── DATA SEGMENT ──
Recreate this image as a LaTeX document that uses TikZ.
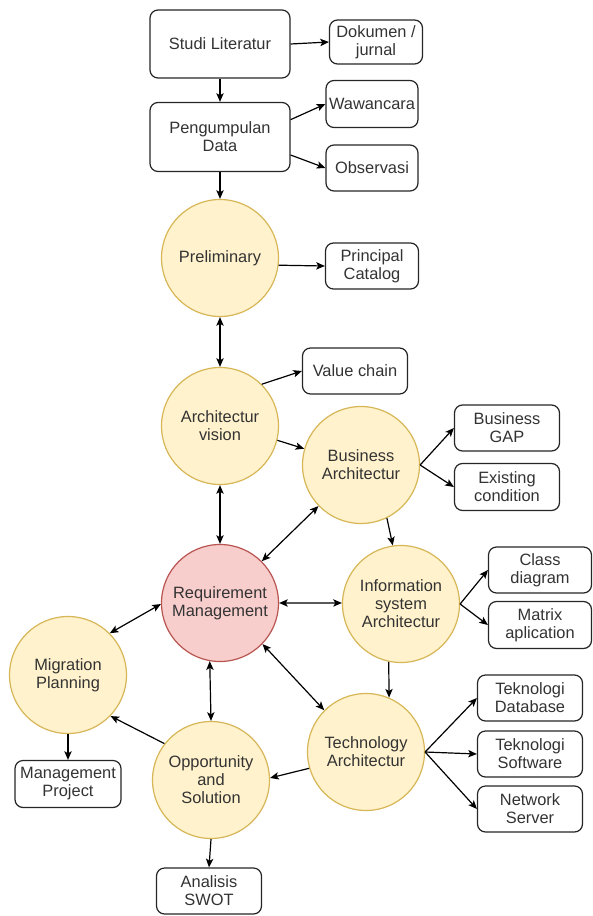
\documentclass[tikz,border=0pt]{standalone}
\usepackage{fontspec}
\setmainfont{Liberation Sans}
\usetikzlibrary{arrows.meta}
\definecolor{yfill}{HTML}{FFF2CC}
\definecolor{ydraw}{HTML}{D6B656}
\definecolor{rfill}{HTML}{F8CECC}
\definecolor{rdraw}{HTML}{B85450}
\definecolor{txt}{HTML}{333333}
\begin{document}
\begin{tikzpicture}[x=0.75pt,y=-0.75pt,
  every node/.style={font=\fontsize{12.3}{13.5}\selectfont, text=txt, align=center, inner sep=0pt},
  box/.style={draw=black!85, line width=0.9pt, rounded corners=6pt, fill=white},
  yc/.style={circle, draw=ydraw, fill=yfill, line width=0.9pt, minimum size=87.75pt},
  rc/.style={circle, draw=rdraw, fill=rfill, line width=0.9pt, minimum size=87.75pt},
  tip/.tip={Stealth[length=6.5pt,width=5.5pt,inset=1.5pt]},
  arr/.style={-tip, line width=0.9pt, draw=black},
  dbl/.style={tip-tip, line width=0.9pt, draw=black}
]
\useasboundingbox (0,0) rectangle (592,916);

% boxes
\node[box, minimum width=105pt, minimum height=51pt] (st) at (220,44) {Studi Literatur};
\node[box, minimum width=69.75pt, minimum height=33pt] (dok) at (376,42) {Dokumen /\\jurnal};
\node[box, minimum width=105pt, minimum height=51.75pt] (pe) at (220,137) {Pengumpulan\\Data};
\node[box, minimum width=69pt, minimum height=35.25pt] (wa) at (372,104) {Wawancara};
\node[box, minimum width=69pt, minimum height=34.5pt] (ob) at (372,168) {Observasi};
\node[box, minimum width=69.75pt, minimum height=34.5pt] (pc) at (372,266) {Principal\\Catalog};
\node[box, minimum width=78.75pt, minimum height=34.5pt] (vc) at (355,371) {Value chain};
\node[box, minimum width=78.75pt, minimum height=34.5pt] (gap) at (507,428) {Business\\GAP};
\node[box, minimum width=78.75pt, minimum height=35.25pt] (ex) at (507,487) {Existing\\condition};
\node[box, minimum width=77.25pt, minimum height=34.5pt] (cd) at (540,570) {Class\\diagram};
\node[box, minimum width=77.25pt, minimum height=35.25pt] (ma) at (540,625) {Matrix\\aplication};
\node[box, minimum width=78.75pt, minimum height=34.5pt] (db) at (530,698) {Teknologi\\Database};
\node[box, minimum width=78.75pt, minimum height=34.5pt] (sw) at (530,754) {Teknologi\\Software};
\node[box, minimum width=78.75pt, minimum height=34.5pt] (ns) at (530,809) {Network\\Server};
\node[box, minimum width=79.5pt, minimum height=35.25pt] (mg) at (68,784) {Management\\Project};
\node[box, minimum width=78.75pt, minimum height=34.5pt] (sa) at (209,891) {Analisis\\SWOT};

% circles
\node[yc] (pr) at (220,258) {Preliminary};
\node[yc] (av) at (220,426) {Architectur\\vision};
\node[yc] (ba) at (361,465) {Business\\Architectur};
\node[yc] (is) at (401,604) {Information\\system\\Architectur};
\node[rc] (rq) at (220,603) {Requirement\\Management};
\node[yc] (mp) at (68,675) {Migration\\Planning};
\node[yc] (ta) at (366,752) {Technology\\Architectur};
\node[yc] (op) at (211,780) {Opportunity\\and\\Solution};

% connectors
\draw[arr] (st.east) -- (dok.west);
\draw[arr] (st.south) -- (pe.north);
\draw[arr] ([yshift=13pt]pe.east) -- (wa.west);
\draw[arr] ([yshift=-13.5pt]pe.east) -- (ob.west);
\draw[arr] (pe.south) -- (pr.north);
\draw[arr] (pr.-7) -- (pc.west);
\draw[dbl] (pr.south) -- (av.north);
\draw[arr] (av.45) -- (vc.west);
\draw[arr] (av.-14) -- (ba.164);
\draw[dbl] (av.south) -- (rq.north);
\draw[arr] (ba.east) -- (gap.west);
\draw[arr] (ba.east) -- (ex.west);
\draw[arr] (ba.-64) -- (is.98);
\draw[dbl] (ba.224) -- (rq.45);
\draw[dbl] (rq.east) -- (is.179);
\draw[arr] (is.east) -- (cd.west);
\draw[arr] (is.east) -- (ma.west);
\draw[arr] (is.258) -- (ta.67);
\draw[dbl] (rq.-44) -- (ta.135);
\draw[arr] (ta.east) -- (db.west);
\draw[arr] (ta.east) -- (sw.west);
\draw[arr] (ta.east) -- (ns.west);
\draw[arr] (ta.196) -- (op.2);
\draw[dbl] (rq.260) -- (op.north);
\draw[arr] (op.142) -- (mp.-44);
\draw[dbl] (mp.45) -- (rq.181);
\draw[arr] (mp.south) -- (mg.north);
\draw[arr] (op.south) -- (sa.north);
\end{tikzpicture}
\end{document}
───
Leave the images out and output the remaining material exactly as it stands.

▸ FINISHED EXERCISE:
Recreate this image as a LaTeX document that uses TikZ.
\documentclass[tikz,border=0pt]{standalone}
\usepackage{fontspec}
\setmainfont{Liberation Sans}
\usetikzlibrary{arrows.meta}
\definecolor{yfill}{HTML}{FFF2CC}
\definecolor{ydraw}{HTML}{D6B656}
\definecolor{rfill}{HTML}{F8CECC}
\definecolor{rdraw}{HTML}{B85450}
\definecolor{txt}{HTML}{333333}
\begin{document}
\begin{tikzpicture}[x=0.75pt,y=-0.75pt,
  every node/.style={font=\fontsize{12.3}{13.5}\selectfont, text=txt, align=center, inner sep=0pt},
  box/.style={draw=black!85, line width=0.9pt, rounded corners=6pt, fill=white},
  yc/.style={circle, draw=ydraw, fill=yfill, line width=0.9pt, minimum size=87.75pt},
  rc/.style={circle, draw=rdraw, fill=rfill, line width=0.9pt, minimum size=87.75pt},
  tip/.tip={Stealth[length=6.5pt,width=5.5pt,inset=1.5pt]},
  arr/.style={-tip, line width=0.9pt, draw=black},
  dbl/.style={tip-tip, line width=0.9pt, draw=black}
]
\useasboundingbox (0,0) rectangle (592,916);

% boxes
\node[box, minimum width=105pt, minimum height=51pt] (st) at (220,44) {Studi Literatur};
\node[box, minimum width=69.75pt, minimum height=33pt] (dok) at (376,42) {Dokumen /\\jurnal};
\node[box, minimum width=105pt, minimum height=51.75pt] (pe) at (220,137) {Pengumpulan\\Data};
\node[box, minimum width=69pt, minimum height=35.25pt] (wa) at (372,104) {Wawancara};
\node[box, minimum width=69pt, minimum height=34.5pt] (ob) at (372,168) {Observasi};
\node[box, minimum width=69.75pt, minimum height=34.5pt] (pc) at (372,266) {Principal\\Catalog};
\node[box, minimum width=78.75pt, minimum height=34.5pt] (vc) at (355,371) {Value chain};
\node[box, minimum width=78.75pt, minimum height=34.5pt] (gap) at (507,428) {Business\\GAP};
\node[box, minimum width=78.75pt, minimum height=35.25pt] (ex) at (507,487) {Existing\\condition};
\node[box, minimum width=77.25pt, minimum height=34.5pt] (cd) at (540,570) {Class\\diagram};
\node[box, minimum width=77.25pt, minimum height=35.25pt] (ma) at (540,625) {Matrix\\aplication};
\node[box, minimum width=78.75pt, minimum height=34.5pt] (db) at (530,698) {Teknologi\\Database};
\node[box, minimum width=78.75pt, minimum height=34.5pt] (sw) at (530,754) {Teknologi\\Software};
\node[box, minimum width=78.75pt, minimum height=34.5pt] (ns) at (530,809) {Network\\Server};
\node[box, minimum width=79.5pt, minimum height=35.25pt] (mg) at (68,784) {Management\\Project};
\node[box, minimum width=78.75pt, minimum height=34.5pt] (sa) at (209,891) {Analisis\\SWOT};

% circles
\node[yc] (pr) at (220,258) {Preliminary};
\node[yc] (av) at (220,426) {Architectur\\vision};
\node[yc] (ba) at (361,465) {Business\\Architectur};
\node[yc] (is) at (401,604) {Information\\system\\Architectur};
\node[rc] (rq) at (220,603) {Requirement\\Management};
\node[yc] (mp) at (68,675) {Migration\\Planning};
\node[yc] (ta) at (366,752) {Technology\\Architectur};
\node[yc] (op) at (211,780) {Opportunity\\and\\Solution};

% connectors
\draw[arr] (st.east) -- (dok.west);
\draw[arr] (st.south) -- (pe.north);
\draw[arr] ([yshift=13pt]pe.east) -- (wa.west);
\draw[arr] ([yshift=-13.5pt]pe.east) -- (ob.west);
\draw[arr] (pe.south) -- (pr.north);
\draw[arr] (pr.-7) -- (pc.west);
\draw[dbl] (pr.south) -- (av.north);
\draw[arr] (av.45) -- (vc.west);
\draw[arr] (av.-14) -- (ba.164);
\draw[dbl] (av.south) -- (rq.north);
\draw[arr] (ba.east) -- (gap.west);
\draw[arr] (ba.east) -- (ex.west);
\draw[arr] (ba.-64) -- (is.98);
\draw[dbl] (ba.224) -- (rq.45);
\draw[dbl] (rq.east) -- (is.179);
\draw[arr] (is.east) -- (cd.west);
\draw[arr] (is.east) -- (ma.west);
\draw[arr] (is.258) -- (ta.67);
\draw[dbl] (rq.-44) -- (ta.135);
\draw[arr] (ta.east) -- (db.west);
\draw[arr] (ta.east) -- (sw.west);
\draw[arr] (ta.east) -- (ns.west);
\draw[arr] (ta.196) -- (op.2);
\draw[dbl] (rq.260) -- (op.north);
\draw[arr] (op.142) -- (mp.-44);
\draw[dbl] (mp.45) -- (rq.181);
\draw[arr] (mp.south) -- (mg.north);
\draw[arr] (op.south) -- (sa.north);
\end{tikzpicture}
\end{document}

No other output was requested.